Pero toda esa poesía era, a fin de cuentas, una poesía doméstica. Todos esos poetas pertenecían, de algún u otro modo, al mundo de mi padre y abuelo, de mi abuelo-padre. Salvo, tal vez, Blai Bonet, que me daba algo de miedo, a tenor de sus correctas, demasiado correctas, postalitas.
Y un buen día apareció Jaime Gil de Biedma. Sabía quién era. De adolescente le había visto comiendo ostras con los Goytisolo en el Cantábrico (ya no existe), cenando con sus padres en Finisterre (permanece cerrado, como si no existiese), con uno de sus amantes en el Rigat (ya no existe). Le leía. Me dio a conocer a Cernuda y, cada año, por mi cumpleaños, me regalaba una purera de piel de cerdo, para mis cigarros.
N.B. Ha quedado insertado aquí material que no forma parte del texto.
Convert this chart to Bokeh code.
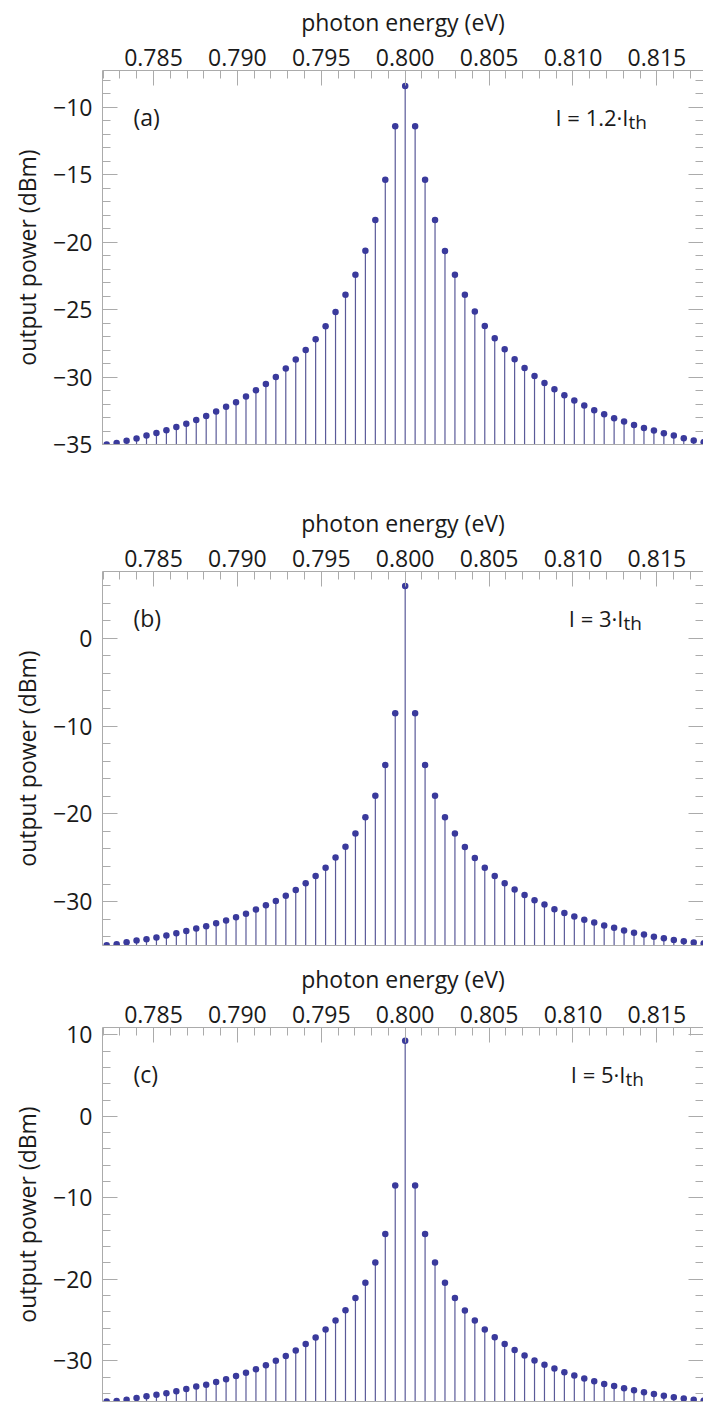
from bokeh.plotting import figure
from bokeh.models import FixedTicker, LinearAxis, Label, CustomJSTickFormatter, Range1d
from bokeh.layouts import column
from bokeh.embed import file_html
from bokeh.resources import INLINE

# ---------------- data ----------------
ENERGY_EV = [
    0.782210, 0.782803, 0.783396, 0.783989, 0.784582, 0.785175, 0.785768, 0.786361,
    0.786954, 0.787547, 0.788140, 0.788733, 0.789326, 0.789919, 0.790512, 0.791105,
    0.791698, 0.792291, 0.792884, 0.793477, 0.794070, 0.794663, 0.795256, 0.795849,
    0.796442, 0.797035, 0.797628, 0.798221, 0.798814, 0.799407, 0.800000, 0.800593,
    0.801186, 0.801779, 0.802372, 0.802965, 0.803558, 0.804151, 0.804744, 0.805337,
    0.805930, 0.806523, 0.807116, 0.807709, 0.808302, 0.808895, 0.809488, 0.810081,
    0.810674, 0.811267, 0.811860, 0.812453, 0.813046, 0.813639, 0.814232, 0.814825,
    0.815418, 0.816011, 0.816604, 0.817197, 0.817790,
]

POWER_A_DBM = [
    -35.00, -34.88, -34.73, -34.56, -34.33, -34.14, -33.94, -33.70, -33.47, -33.18,
    -32.88, -32.56, -32.21, -31.87, -31.44, -30.98, -30.51, -29.99, -29.37, -28.70,
    -27.99, -27.20, -26.24, -25.18, -23.89, -22.41, -20.63, -18.36, -15.37, -11.40,
    -8.41,
    -11.40, -15.37, -18.36, -20.66, -22.41, -23.89, -25.13, -26.21, -27.13, -27.94,
    -28.68, -29.33, -29.92, -30.44, -30.90, -31.35, -31.74, -32.11, -32.46, -32.76,
    -33.05, -33.30, -33.55, -33.77, -33.96, -34.16, -34.33, -34.53, -34.70, -34.83,
]

POWER_B_DBM = [
    -34.97, -34.85, -34.62, -34.44, -34.28, -34.10, -33.87, -33.60, -33.34, -33.07,
    -32.80, -32.46, -32.16, -31.78, -31.37, -30.91, -30.41, -29.92, -29.32, -28.67,
    -27.90, -27.07, -26.13, -24.99, -23.75, -22.23, -20.39, -17.93, -14.43, -8.54,
    5.96,
    -8.54, -14.43, -17.93, -20.39, -22.25, -23.77, -25.02, -26.13, -27.07, -27.90,
    -28.63, -29.24, -29.84, -30.34, -30.87, -31.29, -31.71, -32.08, -32.39, -32.73,
    -32.99, -33.30, -33.56, -33.76, -33.99, -34.17, -34.36, -34.51, -34.67, -34.78,
]

POWER_C_DBM = [
    -35.00, -34.94, -34.78, -34.57, -34.37, -34.16, -34.00, -33.75, -33.46, -33.17,
    -32.93, -32.60, -32.27, -31.86, -31.48, -31.04, -30.54, -30.00, -29.43, -28.73,
    -27.95, -27.16, -26.17, -25.06, -23.81, -22.29, -20.42, -17.95, -14.44, -8.48,
    9.26,
    -8.48, -14.44, -17.95, -20.42, -22.29, -23.83, -25.06, -26.17, -27.12, -27.95,
    -28.69, -29.35, -29.96, -30.50, -30.95, -31.40, -31.81, -32.19, -32.52, -32.84,
    -33.09, -33.38, -33.63, -33.88, -34.07, -34.28, -34.49, -34.62, -34.78, -34.90,
]

X_MAJOR_TICKS = [0.785, 0.790, 0.795, 0.800, 0.805, 0.810, 0.815]
Y_MAJOR_A = [-35, -30, -25, -20, -15, -10]
Y_MAJOR_B = [-30, -20, -10, 0]
Y_MAJOR_C = [-30, -20, -10, 0, 10]

PANEL_TAGS = ["(a)", "(b)", "(c)"]
CURRENT_MAIN = ["I = 1.2·I", "I = 3·I", "I = 5·I"]
CURRENT_SUB = ["th", "th", "th"]
X_TITLE = "photon energy (eV)"
Y_TITLE = "output power (dBm)"

# ---------------- style ----------------
FONT = "Open Sans"
W = 703
FRAME_H = 374
LEFT = 102
X_START, X_END = 0.78196, 0.81778
BASE = -35.0
GRAY = "#ababab"
STEM = "#5a5a98"
DOT = "#3a3a9c"
TXT = "#1a1a1a"

x_minor = [round(0.782 + 0.001 * i, 3) for i in range(37)]

xfmt = CustomJSTickFormatter(code="return tick.toFixed(3);")
yfmt = CustomJSTickFormatter(code="return tick < 0 ? '\u2212' + Math.abs(tick) : String(tick);")
blankfmt = CustomJSTickFormatter(code="return '';")


def style_axis(ax, major_in, minor_in):
    ax.axis_line_color = GRAY
    ax.major_tick_line_color = GRAY
    ax.minor_tick_line_color = GRAY
    ax.major_tick_in = major_in
    ax.major_tick_out = 0
    ax.minor_tick_in = minor_in
    ax.minor_tick_out = 0
    ax.major_label_text_font = FONT
    ax.major_label_text_font_size = "23px"
    ax.major_label_text_color = TXT
    ax.axis_label_text_font = FONT
    ax.axis_label_text_font_size = "23px"
    ax.axis_label_text_font_style = "normal"
    ax.axis_label_text_color = TXT


def panel(power, y_top, y_major, y_minor, top_border, bottom_border, tag,
          cur_main, cur_sub, sub_xpx):
    p = figure(width=W, height=top_border + FRAME_H + bottom_border,
               x_range=Range1d(X_START, X_END), y_range=Range1d(BASE, y_top),
               x_axis_location="above", output_backend="svg", toolbar_location=None,
               min_border_left=LEFT, min_border_right=0,
               min_border_top=top_border, min_border_bottom=bottom_border)
    p.xgrid.visible = False
    p.ygrid.visible = False
    p.outline_line_color = None
    p.background_fill_color = "white"
    p.border_fill_color = "white"

    xa = p.xaxis[0]
    xa.ticker = FixedTicker(ticks=X_MAJOR_TICKS, minor_ticks=x_minor)
    xa.formatter = xfmt
    xa.axis_label = X_TITLE
    style_axis(xa, 15, 8)
    xa.major_label_standoff = 5
    xa.axis_label_standoff = 8

    ya = p.yaxis[0]
    ya.ticker = FixedTicker(ticks=y_major, minor_ticks=y_minor)
    ya.formatter = yfmt
    ya.axis_label = Y_TITLE
    style_axis(ya, 15, 8)
    ya.major_label_standoff = 10
    ya.axis_label_standoff = 7

    # right frame: ticks only (the frame line itself lies just past the crop)
    ra = LinearAxis(ticker=FixedTicker(ticks=y_major, minor_ticks=y_minor),
                    formatter=blankfmt)
    style_axis(ra, 15, 8)
    ra.axis_line_color = None
    ra.major_label_standoff = 0
    p.add_layout(ra, "right")

    # bottom frame: plain line
    ba = LinearAxis(ticker=FixedTicker(ticks=[]), formatter=blankfmt)
    style_axis(ba, 0, 0)
    ba.major_label_standoff = 0
    p.add_layout(ba, "below")

    p.segment(x0=ENERGY_EV, y0=[BASE] * len(ENERGY_EV), x1=ENERGY_EV, y1=power,
              line_color=STEM, line_width=1.2)
    p.scatter(ENERGY_EV, power, size=6.5, fill_color=DOT, line_color=None)

    dy = (y_top - BASE) / FRAME_H
    dx = (X_END - X_START) / (W - LEFT)
    p.add_layout(Label(x=X_START + 31 * dx, y=y_top - 46.5 * dy, text=tag,
                       text_font=FONT, text_font_size="23px", text_color=TXT,
                       text_baseline="alphabetic", text_align="left"))
    sx = X_START + (sub_xpx - LEFT) * dx
    p.add_layout(Label(x=sx, y=y_top - 46.5 * dy, text=cur_main,
                       text_font=FONT, text_font_size="22px", text_color=TXT,
                       text_baseline="alphabetic", text_align="right"))
    p.add_layout(Label(x=sx, y=y_top - 51.5 * dy, text=cur_sub,
                       text_font=FONT, text_font_size="19px", text_color=TXT,
                       text_baseline="alphabetic", text_align="left"))
    return p


pa = panel(POWER_A_DBM, -7.27, Y_MAJOR_A, list(range(-35, -7)), 70, 20,
           PANEL_TAGS[0], CURRENT_MAIN[0], CURRENT_SUB[0], 628)
pb = panel(POWER_B_DBM, 7.6, Y_MAJOR_B, list(range(-34, 8, 2)), 107, 2,
           PANEL_TAGS[1], CURRENT_MAIN[1], CURRENT_SUB[1], 623)
pc = panel(POWER_C_DBM, 10.9, Y_MAJOR_C, list(range(-34, 11, 2)), 80, 2,
           PANEL_TAGS[2], CURRENT_MAIN[2], CURRENT_SUB[2], 625)

layout = column(pa, pb, pc, spacing=0)
open("out.html", "w").write(file_html(layout, INLINE))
Sí, en cierto modo, fue nuestro Cavafis, un flâneur, aquel flâneur que en su día apuntó Dionisio Cañas, y al que desde hace años, incluso antes de su muerte, acompaño en lo que Cañas llama "su paseo solitario entre las ruinas". Las ruinas de la que yo llamo la Gran Encisera, la de Maragall, que se da la mano con la Barcelona del 29, la de Vida privada, la de la novela de mi padre-abuelo, que vio nacer a Jaime.
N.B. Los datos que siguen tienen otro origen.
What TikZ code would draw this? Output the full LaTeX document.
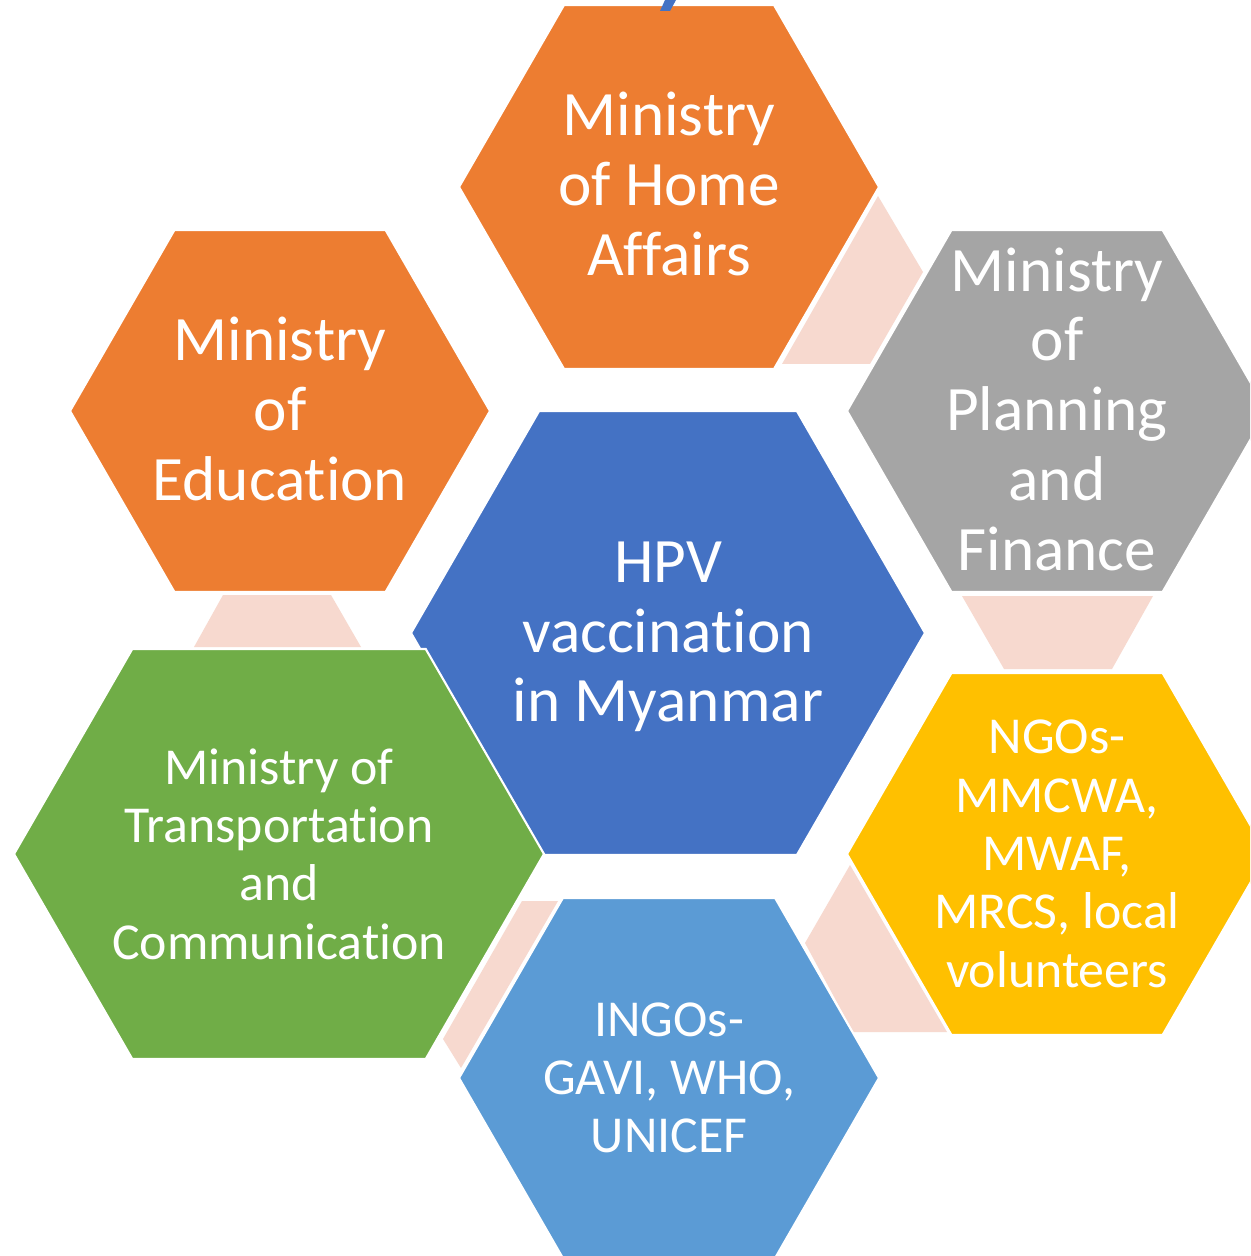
\documentclass[tikz,border=0pt]{standalone}
\usepackage{fontspec}
\setmainfont{Carlito}[Ligatures=NoCommon]

% hexagon with flat top and bottom: centre x, centre y, half width, half height, fill
\newcommand{\hexagon}[5]{%
  \filldraw[hex, fill=#5] ({#1-#3},#2) -- ({#1-#3+0.577*#4},{#2-#4}) -- ({#1+#3-0.577*#4},{#2-#4})
    -- ({#1+#3},#2) -- ({#1+#3-0.577*#4},{#2+#4}) -- ({#1-#3+0.577*#4},{#2+#4}) -- cycle;}

\begin{document}
\begin{tikzpicture}[x=0.02cm,y=-0.02cm]
    \definecolor{hpv_color}{RGB}{68,114,196}
    \definecolor{ministry_color}{RGB}{237,125,49}
    \definecolor{planning_color}{RGB}{165,165,165}
    \definecolor{ngo_color}{RGB}{255,192,0}
    \definecolor{ingo_color}{RGB}{91,155,213}
    \definecolor{transport_color}{RGB}{112,173,71}
    \definecolor{link_color}{RGB}{247,217,207}
    \tikzstyle{hex} = [draw=white, line width=1.2pt]
    \tikzstyle{link} = [fill=link_color]
    \tikzstyle{big} = [text=white, align=center, inner sep=0pt, font=\fontsize{36}{39.7}\selectfont]
    \tikzstyle{small} = [text=white, align=center, inner sep=0pt, font=\fontsize{29.5}{33.2}\selectfont]
    \clip (0,0) rectangle (1250,1256);
    \fill[white] (0,0) rectangle (1250,1256);

    \hexagon{668}{633}{257}{222}{hpv_color}
    \fill[link] (878,196) -- (923,272) -- (870,364) -- (782,364) -- cycle;
    \fill[link] (962,596) -- (1153,596) -- (1112,669) -- (1004,669) -- cycle;
    \fill[link] (850,865) -- (805,943) -- (853,1032) -- (947,1032) -- cycle;
    \fill[link] (522,901) -- (558,901) -- (461,1068) -- (443,1039) -- cycle;
    \fill[link] (223,595) -- (331,595) -- (361,647) -- (194,647) -- cycle;
    \hexagon{669}{187}{210}{182}{ministry_color}
    \hexagon{280}{411}{210}{181}{ministry_color}
    \hexagon{1057}{411}{210}{181}{planning_color}
    \hexagon{1057}{854}{210}{181}{ngo_color}
    \hexagon{669}{1078}{210}{180}{ingo_color}
    \hexagon{279}{854}{265}{205}{transport_color}
    \fill[hpv_color] (665,0) -- (676,0) -- (670,11) -- (660,11) -- cycle;

    \node[big] (hpv) at (668,637) {HPV\\vaccination\\in Myanmar};
    \node[big] (home) at (669,184) {Ministry\\of Home\\Affairs};
    \node[big] (education) at (280,409) {Ministry\\of\\Education};
    \node[big] (planning) at (1057,409) {Ministry\\of\\Planning\\and\\Finance};
    \node[small] (ngo) at (1057,854) {NGOs-\\MMCWA,\\MWAF,\\MRCS, local\\volunteers};
    \node[small] (ingo) at (669,1078) {INGOs-\\GAVI, WHO,\\UNICEF};
    \node[small] (transport) at (279,854) {Ministry of\\Transportation\\and\\Communication};
\end{tikzpicture}
\end{document}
Ayer, de madrugada, mientras escribía estas líneas, saqué de la vieja purera de piel de cerdo un robusto Partagas y descorché una botella de vino tinto de La Nava -el mismo que hoy se habría bebido Jaime-, y le recordé, señorito brillante e irresistible, irresistiblemente brillante, en la barra del Sandor, con un dry martini en una mano y con la otra dibujándome las magnifiques formes, los génoux énormes, de la giganta de Baudelaire. Y mientras dibujaba, con precisión, ese monstruoso paisaje, el poeta Jaime Gil se reía, se reía, como sólo él sabía reírse.